- WHAT IS NEEDED
In the data below, find each line containing the string "this" and return it.

— start ROWS —

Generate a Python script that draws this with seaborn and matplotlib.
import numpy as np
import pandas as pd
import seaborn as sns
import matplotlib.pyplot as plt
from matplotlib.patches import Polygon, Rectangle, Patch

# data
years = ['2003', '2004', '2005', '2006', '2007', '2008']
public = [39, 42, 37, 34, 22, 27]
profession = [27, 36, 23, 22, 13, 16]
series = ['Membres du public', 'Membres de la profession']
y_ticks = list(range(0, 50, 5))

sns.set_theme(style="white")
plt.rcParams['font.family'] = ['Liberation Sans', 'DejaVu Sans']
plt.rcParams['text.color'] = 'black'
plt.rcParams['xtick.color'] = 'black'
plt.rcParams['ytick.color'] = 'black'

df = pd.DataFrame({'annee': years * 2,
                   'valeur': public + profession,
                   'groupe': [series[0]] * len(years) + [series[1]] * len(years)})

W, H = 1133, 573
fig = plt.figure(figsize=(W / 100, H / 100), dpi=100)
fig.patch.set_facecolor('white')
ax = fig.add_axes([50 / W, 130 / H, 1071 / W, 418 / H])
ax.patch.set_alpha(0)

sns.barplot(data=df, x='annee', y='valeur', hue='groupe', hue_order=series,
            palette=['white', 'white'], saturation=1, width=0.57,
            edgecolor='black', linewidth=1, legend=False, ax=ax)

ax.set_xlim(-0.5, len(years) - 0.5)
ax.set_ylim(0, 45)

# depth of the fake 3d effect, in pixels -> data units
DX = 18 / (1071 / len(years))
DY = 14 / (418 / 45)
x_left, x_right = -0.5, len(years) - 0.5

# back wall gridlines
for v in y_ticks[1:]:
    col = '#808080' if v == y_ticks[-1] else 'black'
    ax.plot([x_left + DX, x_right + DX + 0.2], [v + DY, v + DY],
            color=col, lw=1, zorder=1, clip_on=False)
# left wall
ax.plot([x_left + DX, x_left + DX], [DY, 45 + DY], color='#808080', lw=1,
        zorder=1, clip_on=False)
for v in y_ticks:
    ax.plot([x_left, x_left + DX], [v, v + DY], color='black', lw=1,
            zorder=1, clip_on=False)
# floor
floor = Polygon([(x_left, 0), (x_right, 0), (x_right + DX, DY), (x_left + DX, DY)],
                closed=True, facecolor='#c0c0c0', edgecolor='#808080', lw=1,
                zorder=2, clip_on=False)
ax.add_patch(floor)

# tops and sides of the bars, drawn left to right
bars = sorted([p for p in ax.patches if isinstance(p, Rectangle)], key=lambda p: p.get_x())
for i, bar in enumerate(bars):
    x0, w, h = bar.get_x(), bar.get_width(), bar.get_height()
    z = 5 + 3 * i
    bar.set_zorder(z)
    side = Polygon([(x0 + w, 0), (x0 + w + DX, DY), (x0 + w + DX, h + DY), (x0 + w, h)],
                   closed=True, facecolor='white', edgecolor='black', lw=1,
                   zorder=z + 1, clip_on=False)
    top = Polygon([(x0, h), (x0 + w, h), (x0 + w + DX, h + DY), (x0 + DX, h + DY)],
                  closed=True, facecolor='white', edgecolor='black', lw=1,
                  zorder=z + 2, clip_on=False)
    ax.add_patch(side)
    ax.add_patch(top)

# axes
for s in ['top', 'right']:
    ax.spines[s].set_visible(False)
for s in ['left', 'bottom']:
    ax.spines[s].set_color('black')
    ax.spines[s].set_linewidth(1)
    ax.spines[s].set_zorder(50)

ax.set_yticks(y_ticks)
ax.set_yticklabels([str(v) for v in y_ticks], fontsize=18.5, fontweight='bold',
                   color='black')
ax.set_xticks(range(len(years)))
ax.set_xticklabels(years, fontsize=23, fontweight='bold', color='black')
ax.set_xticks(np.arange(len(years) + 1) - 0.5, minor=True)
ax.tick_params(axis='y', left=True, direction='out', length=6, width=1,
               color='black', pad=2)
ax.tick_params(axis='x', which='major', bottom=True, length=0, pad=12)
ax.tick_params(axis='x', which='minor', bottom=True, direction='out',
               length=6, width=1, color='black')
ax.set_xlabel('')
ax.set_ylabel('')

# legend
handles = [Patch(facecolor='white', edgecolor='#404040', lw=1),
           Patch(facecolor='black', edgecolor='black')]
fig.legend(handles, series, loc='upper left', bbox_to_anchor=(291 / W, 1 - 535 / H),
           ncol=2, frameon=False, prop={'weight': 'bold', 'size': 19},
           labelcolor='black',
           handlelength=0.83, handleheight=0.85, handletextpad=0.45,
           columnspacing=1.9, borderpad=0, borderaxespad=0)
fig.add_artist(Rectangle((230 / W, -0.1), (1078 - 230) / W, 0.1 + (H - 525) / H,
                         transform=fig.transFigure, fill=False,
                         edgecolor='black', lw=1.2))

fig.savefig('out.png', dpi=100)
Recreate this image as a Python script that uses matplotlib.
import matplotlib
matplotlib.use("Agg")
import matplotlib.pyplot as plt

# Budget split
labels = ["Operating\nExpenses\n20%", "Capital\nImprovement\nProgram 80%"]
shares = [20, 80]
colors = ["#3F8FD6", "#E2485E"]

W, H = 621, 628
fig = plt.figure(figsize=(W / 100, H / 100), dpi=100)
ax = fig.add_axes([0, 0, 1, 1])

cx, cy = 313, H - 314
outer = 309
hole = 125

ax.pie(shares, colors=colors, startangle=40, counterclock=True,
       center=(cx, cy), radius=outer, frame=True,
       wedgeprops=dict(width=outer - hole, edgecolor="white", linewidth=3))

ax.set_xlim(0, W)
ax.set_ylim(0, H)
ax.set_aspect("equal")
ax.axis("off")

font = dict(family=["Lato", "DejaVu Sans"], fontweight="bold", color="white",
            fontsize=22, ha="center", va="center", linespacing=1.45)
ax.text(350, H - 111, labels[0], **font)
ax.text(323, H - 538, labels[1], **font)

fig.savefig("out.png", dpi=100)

— end ROWS —
— start ROWS —

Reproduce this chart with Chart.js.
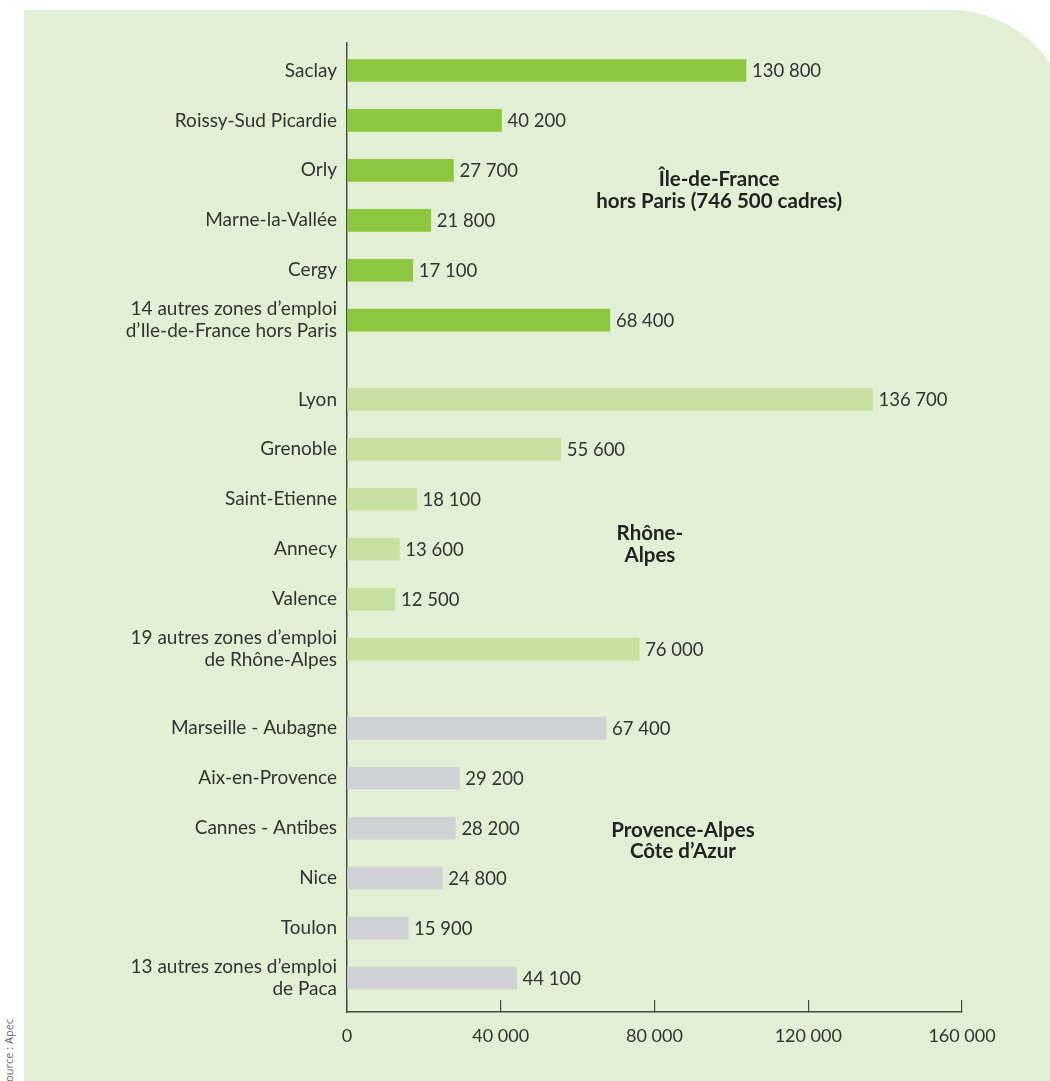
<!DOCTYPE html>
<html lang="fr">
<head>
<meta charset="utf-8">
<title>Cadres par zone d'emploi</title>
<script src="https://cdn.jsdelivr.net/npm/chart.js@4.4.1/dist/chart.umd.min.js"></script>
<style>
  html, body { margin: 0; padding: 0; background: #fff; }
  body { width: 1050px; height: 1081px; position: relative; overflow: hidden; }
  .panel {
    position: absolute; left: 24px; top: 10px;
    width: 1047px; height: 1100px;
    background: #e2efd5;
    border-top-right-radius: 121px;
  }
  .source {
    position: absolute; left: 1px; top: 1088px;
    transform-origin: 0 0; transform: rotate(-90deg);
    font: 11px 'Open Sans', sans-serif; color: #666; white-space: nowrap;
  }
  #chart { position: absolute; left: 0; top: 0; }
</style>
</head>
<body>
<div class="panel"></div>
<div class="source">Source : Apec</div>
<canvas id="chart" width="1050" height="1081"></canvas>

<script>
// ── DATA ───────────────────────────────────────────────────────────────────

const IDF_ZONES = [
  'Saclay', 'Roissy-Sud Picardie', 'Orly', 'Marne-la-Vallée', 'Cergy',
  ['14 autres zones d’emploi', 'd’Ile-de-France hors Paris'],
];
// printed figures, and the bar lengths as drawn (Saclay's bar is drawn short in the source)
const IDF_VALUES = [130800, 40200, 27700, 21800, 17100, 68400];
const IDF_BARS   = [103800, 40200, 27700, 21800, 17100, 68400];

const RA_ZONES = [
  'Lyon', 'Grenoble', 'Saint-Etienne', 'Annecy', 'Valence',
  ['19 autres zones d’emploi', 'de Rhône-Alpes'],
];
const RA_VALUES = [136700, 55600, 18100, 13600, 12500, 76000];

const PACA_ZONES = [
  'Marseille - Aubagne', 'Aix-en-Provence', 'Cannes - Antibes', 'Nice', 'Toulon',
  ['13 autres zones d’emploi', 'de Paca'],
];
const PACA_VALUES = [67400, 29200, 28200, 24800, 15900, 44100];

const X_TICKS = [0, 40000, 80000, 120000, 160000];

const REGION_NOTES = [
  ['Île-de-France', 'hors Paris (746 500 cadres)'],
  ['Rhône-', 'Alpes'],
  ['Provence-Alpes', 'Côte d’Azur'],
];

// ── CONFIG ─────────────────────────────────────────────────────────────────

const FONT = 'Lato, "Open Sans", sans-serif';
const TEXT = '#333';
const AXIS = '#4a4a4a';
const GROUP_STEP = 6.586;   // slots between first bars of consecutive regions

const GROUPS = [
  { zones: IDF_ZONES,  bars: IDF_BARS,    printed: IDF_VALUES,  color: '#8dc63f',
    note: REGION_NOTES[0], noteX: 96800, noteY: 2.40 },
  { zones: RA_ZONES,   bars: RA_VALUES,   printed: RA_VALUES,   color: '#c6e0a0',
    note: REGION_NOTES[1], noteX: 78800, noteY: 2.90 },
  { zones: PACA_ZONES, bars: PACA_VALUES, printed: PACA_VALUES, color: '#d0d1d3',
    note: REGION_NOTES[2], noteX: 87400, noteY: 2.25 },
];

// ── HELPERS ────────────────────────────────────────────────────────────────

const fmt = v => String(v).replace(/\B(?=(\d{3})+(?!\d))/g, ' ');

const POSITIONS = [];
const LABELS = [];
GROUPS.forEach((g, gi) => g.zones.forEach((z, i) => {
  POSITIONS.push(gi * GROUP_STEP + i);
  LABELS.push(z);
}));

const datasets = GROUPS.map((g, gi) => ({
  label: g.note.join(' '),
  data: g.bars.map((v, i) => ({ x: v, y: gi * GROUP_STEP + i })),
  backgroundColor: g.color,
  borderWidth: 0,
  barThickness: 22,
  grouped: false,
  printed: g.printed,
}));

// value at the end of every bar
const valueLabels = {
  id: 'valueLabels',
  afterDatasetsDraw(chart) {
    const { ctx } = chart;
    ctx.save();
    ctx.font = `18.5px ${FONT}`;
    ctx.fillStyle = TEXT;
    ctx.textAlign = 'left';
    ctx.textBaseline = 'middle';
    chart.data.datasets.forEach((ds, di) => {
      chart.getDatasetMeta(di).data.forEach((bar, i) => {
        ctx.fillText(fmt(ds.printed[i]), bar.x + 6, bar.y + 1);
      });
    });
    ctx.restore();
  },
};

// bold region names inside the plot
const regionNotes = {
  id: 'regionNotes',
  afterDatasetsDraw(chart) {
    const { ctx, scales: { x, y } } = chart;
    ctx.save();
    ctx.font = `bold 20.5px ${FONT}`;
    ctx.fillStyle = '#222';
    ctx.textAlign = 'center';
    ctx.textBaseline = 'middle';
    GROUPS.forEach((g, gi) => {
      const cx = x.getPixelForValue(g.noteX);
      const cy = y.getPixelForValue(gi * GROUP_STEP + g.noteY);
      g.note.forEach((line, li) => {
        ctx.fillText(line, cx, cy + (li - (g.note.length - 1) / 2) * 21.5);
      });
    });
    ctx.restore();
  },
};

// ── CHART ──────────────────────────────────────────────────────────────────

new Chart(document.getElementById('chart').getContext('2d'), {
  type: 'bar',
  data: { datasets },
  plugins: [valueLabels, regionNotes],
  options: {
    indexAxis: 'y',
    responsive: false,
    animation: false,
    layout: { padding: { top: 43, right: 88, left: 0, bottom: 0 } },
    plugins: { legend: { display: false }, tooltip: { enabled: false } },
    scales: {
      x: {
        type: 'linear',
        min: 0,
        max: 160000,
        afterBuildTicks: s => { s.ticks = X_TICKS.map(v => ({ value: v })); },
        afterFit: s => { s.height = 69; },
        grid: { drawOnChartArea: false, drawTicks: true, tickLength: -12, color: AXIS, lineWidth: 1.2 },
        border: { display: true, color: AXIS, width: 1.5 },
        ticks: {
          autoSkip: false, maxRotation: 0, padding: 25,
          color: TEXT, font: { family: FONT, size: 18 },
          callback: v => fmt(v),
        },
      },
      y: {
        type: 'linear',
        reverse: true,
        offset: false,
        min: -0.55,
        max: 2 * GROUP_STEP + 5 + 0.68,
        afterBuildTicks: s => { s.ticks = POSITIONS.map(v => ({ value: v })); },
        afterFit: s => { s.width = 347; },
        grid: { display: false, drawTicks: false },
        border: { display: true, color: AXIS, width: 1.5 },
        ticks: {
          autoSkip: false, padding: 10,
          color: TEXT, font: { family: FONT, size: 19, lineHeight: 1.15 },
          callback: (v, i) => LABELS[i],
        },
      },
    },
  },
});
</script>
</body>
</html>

— end ROWS —

- TASK RESULT
Generate a Python script that draws this with seaborn and matplotlib.
Recreate this image as a Python script that uses matplotlib.
Reproduce this chart with Chart.js.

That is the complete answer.